# [TASK STATEMENT]
Retype nothing but the lines from the start of the material up to and including the line with "plt.rcParams['font.family'] = ['Roboto', 'DejaVu". Pictures don't belong in the copy.

# [DATASET EXTRACT]
☆ ☆ ☆ ☆ ☆ ☆ ☆

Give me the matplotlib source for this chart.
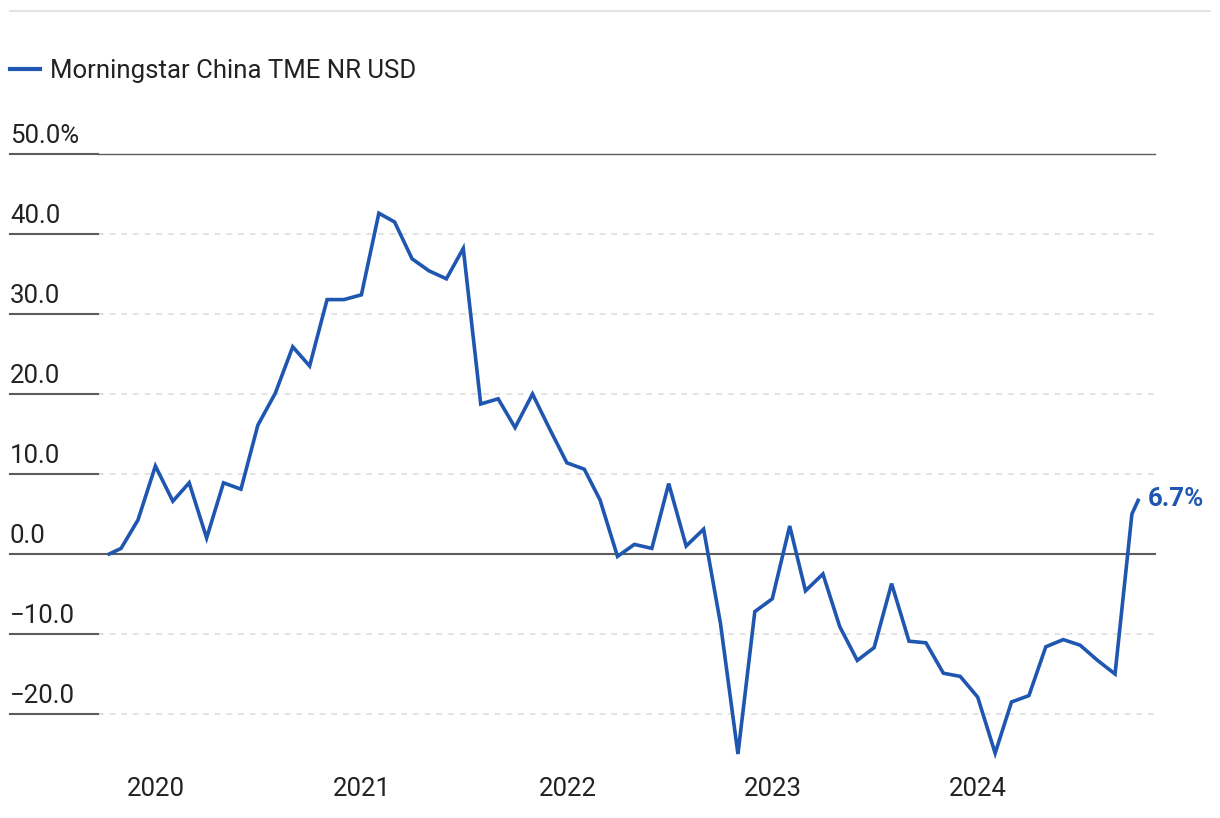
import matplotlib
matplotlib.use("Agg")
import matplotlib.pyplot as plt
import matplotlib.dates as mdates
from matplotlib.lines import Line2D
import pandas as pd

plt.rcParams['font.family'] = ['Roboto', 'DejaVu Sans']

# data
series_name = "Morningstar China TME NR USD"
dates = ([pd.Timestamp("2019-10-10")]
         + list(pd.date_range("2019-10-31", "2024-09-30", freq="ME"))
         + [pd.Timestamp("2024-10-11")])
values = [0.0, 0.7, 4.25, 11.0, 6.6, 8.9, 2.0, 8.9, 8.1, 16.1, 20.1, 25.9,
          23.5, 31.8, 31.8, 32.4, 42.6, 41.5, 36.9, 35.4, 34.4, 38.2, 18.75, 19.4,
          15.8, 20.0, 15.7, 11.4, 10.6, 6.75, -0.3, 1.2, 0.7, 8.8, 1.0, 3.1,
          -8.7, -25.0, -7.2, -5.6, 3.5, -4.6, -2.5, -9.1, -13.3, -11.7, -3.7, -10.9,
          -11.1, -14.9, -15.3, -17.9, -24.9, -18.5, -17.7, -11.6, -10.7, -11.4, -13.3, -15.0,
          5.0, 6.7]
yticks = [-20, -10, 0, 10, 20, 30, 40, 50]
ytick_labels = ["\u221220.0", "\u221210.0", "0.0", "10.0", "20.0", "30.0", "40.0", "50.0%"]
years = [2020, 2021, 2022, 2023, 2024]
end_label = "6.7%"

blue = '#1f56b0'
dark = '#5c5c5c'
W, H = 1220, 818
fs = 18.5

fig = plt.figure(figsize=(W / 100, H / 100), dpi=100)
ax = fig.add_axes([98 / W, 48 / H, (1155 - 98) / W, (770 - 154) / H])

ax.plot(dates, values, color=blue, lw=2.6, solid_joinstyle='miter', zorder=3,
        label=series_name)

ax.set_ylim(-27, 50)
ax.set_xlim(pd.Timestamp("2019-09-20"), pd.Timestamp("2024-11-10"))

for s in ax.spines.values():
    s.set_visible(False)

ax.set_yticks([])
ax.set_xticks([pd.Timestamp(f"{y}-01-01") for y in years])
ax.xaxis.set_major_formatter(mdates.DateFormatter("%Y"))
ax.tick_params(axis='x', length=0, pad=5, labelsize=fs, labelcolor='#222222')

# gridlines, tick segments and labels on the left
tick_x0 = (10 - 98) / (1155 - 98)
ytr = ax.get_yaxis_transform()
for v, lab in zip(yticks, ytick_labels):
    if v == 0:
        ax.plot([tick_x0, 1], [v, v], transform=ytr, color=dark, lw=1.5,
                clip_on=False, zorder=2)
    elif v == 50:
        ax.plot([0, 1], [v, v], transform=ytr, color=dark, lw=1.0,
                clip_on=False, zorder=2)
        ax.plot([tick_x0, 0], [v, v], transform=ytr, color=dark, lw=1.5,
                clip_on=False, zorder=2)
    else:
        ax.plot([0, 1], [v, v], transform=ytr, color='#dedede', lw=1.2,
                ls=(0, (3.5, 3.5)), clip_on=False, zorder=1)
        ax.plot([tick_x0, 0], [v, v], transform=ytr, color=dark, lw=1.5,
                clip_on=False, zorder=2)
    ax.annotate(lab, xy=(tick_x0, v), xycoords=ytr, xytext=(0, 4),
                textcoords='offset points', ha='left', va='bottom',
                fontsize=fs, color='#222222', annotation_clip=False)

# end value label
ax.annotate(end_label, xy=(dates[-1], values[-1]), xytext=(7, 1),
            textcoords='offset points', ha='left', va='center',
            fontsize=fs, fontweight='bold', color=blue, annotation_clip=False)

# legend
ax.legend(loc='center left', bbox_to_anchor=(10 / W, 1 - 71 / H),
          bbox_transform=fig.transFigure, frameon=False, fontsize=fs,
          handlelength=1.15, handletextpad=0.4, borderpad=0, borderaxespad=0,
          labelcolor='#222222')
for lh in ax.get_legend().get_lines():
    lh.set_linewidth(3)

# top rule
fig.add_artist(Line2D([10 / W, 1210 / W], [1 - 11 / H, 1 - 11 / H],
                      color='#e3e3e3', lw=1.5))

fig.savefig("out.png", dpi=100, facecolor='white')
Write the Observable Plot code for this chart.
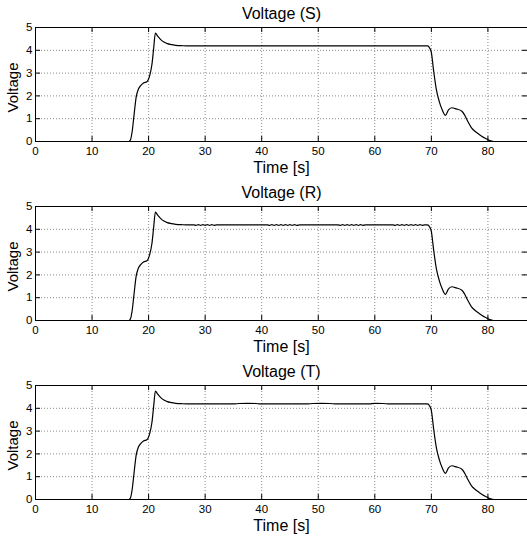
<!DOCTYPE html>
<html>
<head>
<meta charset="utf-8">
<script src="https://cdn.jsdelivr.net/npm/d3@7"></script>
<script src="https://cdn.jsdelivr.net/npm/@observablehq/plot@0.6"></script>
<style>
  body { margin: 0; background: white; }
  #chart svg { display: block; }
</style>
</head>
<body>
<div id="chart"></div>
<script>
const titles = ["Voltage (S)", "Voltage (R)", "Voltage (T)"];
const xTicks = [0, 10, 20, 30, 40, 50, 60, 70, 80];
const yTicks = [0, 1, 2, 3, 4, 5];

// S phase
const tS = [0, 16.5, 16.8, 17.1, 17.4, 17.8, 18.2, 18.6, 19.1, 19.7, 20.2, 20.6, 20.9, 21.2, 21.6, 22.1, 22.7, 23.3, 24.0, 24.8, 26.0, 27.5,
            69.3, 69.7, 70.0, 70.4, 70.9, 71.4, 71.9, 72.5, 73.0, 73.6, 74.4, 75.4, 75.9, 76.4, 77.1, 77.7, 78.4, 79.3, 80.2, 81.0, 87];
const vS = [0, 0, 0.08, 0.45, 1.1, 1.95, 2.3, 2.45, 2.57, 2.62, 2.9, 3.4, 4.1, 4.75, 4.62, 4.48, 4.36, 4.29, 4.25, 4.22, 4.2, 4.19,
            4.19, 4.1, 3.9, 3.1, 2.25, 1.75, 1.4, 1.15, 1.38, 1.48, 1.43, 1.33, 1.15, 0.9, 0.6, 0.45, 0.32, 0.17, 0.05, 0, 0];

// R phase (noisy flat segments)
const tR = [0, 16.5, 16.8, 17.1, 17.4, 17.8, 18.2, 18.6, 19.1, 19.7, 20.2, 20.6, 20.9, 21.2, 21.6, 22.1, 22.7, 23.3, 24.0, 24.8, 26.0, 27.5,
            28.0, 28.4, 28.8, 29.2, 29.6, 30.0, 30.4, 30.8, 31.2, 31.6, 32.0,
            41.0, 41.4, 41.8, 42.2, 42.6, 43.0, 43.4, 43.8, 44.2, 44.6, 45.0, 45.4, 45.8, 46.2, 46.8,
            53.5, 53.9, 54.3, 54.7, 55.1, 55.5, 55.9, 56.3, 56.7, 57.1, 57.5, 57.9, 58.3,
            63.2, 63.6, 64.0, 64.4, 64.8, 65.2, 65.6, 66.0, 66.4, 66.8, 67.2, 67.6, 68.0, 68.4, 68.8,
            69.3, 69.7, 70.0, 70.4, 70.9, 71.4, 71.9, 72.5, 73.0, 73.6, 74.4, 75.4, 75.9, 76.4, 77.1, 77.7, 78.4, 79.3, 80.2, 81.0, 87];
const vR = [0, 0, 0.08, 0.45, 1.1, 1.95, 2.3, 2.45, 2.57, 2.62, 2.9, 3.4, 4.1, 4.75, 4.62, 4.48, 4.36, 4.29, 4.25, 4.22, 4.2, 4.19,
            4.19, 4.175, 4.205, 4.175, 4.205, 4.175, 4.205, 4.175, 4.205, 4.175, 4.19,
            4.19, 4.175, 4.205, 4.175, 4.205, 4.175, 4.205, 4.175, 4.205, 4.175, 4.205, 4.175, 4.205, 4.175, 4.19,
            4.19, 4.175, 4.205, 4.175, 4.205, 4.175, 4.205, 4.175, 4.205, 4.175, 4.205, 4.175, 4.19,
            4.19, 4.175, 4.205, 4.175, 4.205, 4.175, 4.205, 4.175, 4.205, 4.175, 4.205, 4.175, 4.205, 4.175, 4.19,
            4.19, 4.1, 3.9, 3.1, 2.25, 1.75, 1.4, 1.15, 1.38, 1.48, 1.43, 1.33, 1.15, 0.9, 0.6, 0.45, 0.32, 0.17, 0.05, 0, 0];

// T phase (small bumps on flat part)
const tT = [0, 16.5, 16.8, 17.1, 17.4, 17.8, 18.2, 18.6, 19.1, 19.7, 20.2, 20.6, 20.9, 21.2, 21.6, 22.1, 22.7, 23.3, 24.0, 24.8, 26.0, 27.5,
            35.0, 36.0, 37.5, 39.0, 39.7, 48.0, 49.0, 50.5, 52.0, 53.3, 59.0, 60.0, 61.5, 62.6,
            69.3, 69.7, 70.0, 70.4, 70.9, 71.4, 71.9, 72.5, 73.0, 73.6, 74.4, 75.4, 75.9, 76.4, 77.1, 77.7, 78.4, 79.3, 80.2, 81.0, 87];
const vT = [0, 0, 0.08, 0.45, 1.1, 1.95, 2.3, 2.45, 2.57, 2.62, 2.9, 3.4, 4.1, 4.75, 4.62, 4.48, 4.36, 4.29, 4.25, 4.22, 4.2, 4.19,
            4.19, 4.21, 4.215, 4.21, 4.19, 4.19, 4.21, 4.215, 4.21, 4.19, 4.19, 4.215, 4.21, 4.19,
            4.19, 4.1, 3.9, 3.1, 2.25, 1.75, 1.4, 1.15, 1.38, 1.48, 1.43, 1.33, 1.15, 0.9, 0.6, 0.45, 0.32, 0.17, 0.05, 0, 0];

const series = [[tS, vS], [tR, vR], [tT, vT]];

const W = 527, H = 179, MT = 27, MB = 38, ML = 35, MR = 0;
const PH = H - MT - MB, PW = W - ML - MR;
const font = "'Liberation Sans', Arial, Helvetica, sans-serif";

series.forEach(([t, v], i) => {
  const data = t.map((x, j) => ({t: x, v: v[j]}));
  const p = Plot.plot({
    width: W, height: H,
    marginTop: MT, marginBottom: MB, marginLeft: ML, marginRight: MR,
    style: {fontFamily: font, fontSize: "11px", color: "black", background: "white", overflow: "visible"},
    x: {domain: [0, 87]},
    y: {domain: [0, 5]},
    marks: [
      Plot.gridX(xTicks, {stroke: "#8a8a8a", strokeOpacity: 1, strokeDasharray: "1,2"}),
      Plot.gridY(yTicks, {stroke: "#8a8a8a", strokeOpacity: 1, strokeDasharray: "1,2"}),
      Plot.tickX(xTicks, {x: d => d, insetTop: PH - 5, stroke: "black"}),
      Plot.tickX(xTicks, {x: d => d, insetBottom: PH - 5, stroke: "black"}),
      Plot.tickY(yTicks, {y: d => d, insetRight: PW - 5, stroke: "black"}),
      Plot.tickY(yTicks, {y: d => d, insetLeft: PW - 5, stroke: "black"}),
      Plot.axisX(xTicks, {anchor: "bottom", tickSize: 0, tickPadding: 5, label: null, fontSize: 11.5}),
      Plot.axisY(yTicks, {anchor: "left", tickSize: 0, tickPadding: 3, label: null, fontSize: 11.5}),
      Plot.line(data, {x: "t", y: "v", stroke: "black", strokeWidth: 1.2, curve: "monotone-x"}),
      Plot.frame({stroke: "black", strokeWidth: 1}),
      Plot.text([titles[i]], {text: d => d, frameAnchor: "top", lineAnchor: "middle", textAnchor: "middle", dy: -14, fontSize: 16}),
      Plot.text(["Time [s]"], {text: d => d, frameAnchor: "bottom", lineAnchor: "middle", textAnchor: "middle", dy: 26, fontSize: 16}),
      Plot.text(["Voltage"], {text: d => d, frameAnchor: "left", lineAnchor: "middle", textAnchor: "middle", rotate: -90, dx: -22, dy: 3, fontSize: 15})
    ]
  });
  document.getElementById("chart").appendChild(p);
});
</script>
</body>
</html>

☆ ☆ ☆ ☆ ☆ ☆ ☆

# [REPLY TO THE EXERCISE]
Give me the matplotlib source for this chart.
import matplotlib
matplotlib.use("Agg")
import matplotlib.pyplot as plt
import matplotlib.dates as mdates
from matplotlib.lines import Line2D
import pandas as pd

plt.rcParams['font.family'] = ['Roboto', 'DejaVu Sans']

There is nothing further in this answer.